SOURCE MATERIAL:
++++

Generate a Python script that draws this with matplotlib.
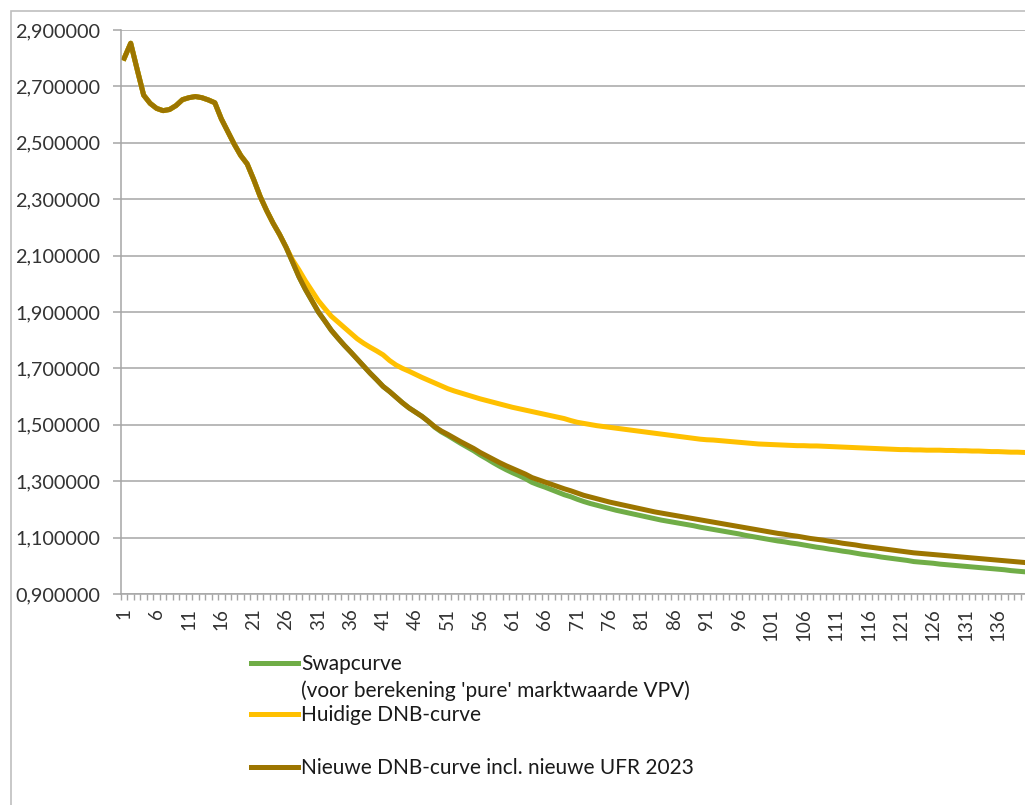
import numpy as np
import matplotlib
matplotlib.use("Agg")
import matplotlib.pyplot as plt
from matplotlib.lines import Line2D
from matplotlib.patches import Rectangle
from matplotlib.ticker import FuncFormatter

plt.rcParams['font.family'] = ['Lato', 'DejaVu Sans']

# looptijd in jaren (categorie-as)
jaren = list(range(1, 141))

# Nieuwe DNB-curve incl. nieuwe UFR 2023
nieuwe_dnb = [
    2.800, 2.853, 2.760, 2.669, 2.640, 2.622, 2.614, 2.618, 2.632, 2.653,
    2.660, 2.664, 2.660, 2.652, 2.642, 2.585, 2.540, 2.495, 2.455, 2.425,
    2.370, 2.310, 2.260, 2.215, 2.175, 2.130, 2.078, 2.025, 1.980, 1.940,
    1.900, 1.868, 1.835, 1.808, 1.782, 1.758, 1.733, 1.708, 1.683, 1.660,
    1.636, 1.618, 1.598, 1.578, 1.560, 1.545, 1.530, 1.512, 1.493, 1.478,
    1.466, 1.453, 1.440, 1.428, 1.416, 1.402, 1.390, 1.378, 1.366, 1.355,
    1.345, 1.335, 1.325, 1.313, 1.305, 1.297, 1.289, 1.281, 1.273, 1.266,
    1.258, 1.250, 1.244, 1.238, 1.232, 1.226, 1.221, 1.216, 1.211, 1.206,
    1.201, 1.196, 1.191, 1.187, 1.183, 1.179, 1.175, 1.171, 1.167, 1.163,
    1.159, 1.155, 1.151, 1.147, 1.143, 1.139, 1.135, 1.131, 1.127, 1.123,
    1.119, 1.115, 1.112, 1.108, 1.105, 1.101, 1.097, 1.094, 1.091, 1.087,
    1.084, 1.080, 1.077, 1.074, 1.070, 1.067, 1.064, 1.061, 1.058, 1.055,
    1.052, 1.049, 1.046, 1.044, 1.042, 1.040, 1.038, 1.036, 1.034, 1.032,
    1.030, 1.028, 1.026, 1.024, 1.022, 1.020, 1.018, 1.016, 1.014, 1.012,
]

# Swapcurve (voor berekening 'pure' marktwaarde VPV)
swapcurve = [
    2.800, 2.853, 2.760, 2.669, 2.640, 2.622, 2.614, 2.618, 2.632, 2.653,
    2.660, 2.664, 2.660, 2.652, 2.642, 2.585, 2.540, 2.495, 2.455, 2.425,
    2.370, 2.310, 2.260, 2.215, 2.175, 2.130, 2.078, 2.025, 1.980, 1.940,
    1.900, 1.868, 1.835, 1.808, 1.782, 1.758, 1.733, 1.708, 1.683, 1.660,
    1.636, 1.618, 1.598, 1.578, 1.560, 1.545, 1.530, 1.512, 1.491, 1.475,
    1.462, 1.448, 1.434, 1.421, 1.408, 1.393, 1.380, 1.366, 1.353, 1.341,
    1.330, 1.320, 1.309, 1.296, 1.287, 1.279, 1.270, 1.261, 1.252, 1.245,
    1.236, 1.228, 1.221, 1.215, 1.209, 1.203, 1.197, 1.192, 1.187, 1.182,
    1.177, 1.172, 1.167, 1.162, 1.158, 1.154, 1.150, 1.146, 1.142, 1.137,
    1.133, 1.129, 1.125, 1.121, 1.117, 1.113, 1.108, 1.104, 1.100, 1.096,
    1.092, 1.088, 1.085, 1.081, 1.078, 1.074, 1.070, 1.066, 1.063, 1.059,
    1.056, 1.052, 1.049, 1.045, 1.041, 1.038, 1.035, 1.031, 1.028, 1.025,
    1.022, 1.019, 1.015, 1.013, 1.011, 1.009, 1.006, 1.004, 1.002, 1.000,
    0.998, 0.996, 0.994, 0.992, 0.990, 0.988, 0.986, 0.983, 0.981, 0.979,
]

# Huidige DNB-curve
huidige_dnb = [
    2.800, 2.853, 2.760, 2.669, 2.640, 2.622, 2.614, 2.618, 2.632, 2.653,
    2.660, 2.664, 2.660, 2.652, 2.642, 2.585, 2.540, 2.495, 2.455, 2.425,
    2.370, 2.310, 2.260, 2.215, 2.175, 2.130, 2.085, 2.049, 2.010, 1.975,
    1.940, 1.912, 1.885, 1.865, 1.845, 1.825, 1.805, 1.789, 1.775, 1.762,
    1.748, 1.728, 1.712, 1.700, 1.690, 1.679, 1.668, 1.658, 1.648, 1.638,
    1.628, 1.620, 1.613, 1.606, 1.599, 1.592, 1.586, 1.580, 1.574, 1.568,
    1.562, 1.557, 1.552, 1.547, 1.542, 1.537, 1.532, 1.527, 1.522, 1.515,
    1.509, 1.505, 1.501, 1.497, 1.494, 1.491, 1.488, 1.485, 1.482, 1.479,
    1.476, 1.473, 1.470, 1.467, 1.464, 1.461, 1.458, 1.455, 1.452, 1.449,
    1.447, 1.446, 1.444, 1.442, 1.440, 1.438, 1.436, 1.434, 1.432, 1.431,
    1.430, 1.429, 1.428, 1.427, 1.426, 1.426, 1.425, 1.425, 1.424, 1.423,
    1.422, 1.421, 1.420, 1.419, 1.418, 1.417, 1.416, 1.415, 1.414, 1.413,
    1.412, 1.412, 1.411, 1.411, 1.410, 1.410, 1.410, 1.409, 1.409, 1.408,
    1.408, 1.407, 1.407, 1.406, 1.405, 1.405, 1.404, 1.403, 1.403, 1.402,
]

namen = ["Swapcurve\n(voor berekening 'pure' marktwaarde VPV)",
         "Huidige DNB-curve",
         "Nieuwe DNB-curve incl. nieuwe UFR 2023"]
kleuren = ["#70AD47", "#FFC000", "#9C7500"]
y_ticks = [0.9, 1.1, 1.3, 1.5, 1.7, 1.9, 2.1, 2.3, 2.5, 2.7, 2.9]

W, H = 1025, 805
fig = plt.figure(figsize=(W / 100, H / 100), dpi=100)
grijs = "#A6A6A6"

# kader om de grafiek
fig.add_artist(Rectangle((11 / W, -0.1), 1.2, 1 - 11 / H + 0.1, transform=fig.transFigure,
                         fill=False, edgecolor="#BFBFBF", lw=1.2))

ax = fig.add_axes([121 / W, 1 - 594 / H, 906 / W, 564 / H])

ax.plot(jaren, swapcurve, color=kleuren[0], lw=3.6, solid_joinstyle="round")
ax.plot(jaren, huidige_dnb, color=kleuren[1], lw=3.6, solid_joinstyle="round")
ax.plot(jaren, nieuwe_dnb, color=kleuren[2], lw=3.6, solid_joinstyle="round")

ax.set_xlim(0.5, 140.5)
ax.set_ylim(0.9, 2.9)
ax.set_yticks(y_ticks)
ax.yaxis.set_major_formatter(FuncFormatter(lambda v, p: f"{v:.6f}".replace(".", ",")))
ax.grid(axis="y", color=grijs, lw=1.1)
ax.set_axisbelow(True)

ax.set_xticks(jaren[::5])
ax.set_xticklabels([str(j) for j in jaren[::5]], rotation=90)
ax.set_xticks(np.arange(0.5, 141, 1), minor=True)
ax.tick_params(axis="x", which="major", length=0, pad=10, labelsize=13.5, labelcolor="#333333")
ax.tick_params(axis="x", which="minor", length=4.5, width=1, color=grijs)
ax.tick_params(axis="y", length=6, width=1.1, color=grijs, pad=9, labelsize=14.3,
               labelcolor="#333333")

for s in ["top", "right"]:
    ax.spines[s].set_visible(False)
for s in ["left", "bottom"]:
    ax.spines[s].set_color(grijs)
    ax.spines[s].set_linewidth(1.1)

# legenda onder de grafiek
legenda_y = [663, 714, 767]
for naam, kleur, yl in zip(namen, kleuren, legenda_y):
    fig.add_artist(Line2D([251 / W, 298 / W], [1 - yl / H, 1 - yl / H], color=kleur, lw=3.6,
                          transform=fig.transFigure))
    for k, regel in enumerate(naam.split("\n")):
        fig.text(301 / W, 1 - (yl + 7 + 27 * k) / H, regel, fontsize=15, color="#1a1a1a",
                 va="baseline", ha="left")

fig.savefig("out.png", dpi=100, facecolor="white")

++++

Every line from the start of the listing above through the line with "jaren = list(range(1, 141))" should be repeated exactly; skip the pictures and add nothing else.

Generate a Python script that draws this with matplotlib.
import numpy as np
import matplotlib
matplotlib.use("Agg")
import matplotlib.pyplot as plt
from matplotlib.lines import Line2D
from matplotlib.patches import Rectangle
from matplotlib.ticker import FuncFormatter

plt.rcParams['font.family'] = ['Lato', 'DejaVu Sans']

# looptijd in jaren (categorie-as)
jaren = list(range(1, 141))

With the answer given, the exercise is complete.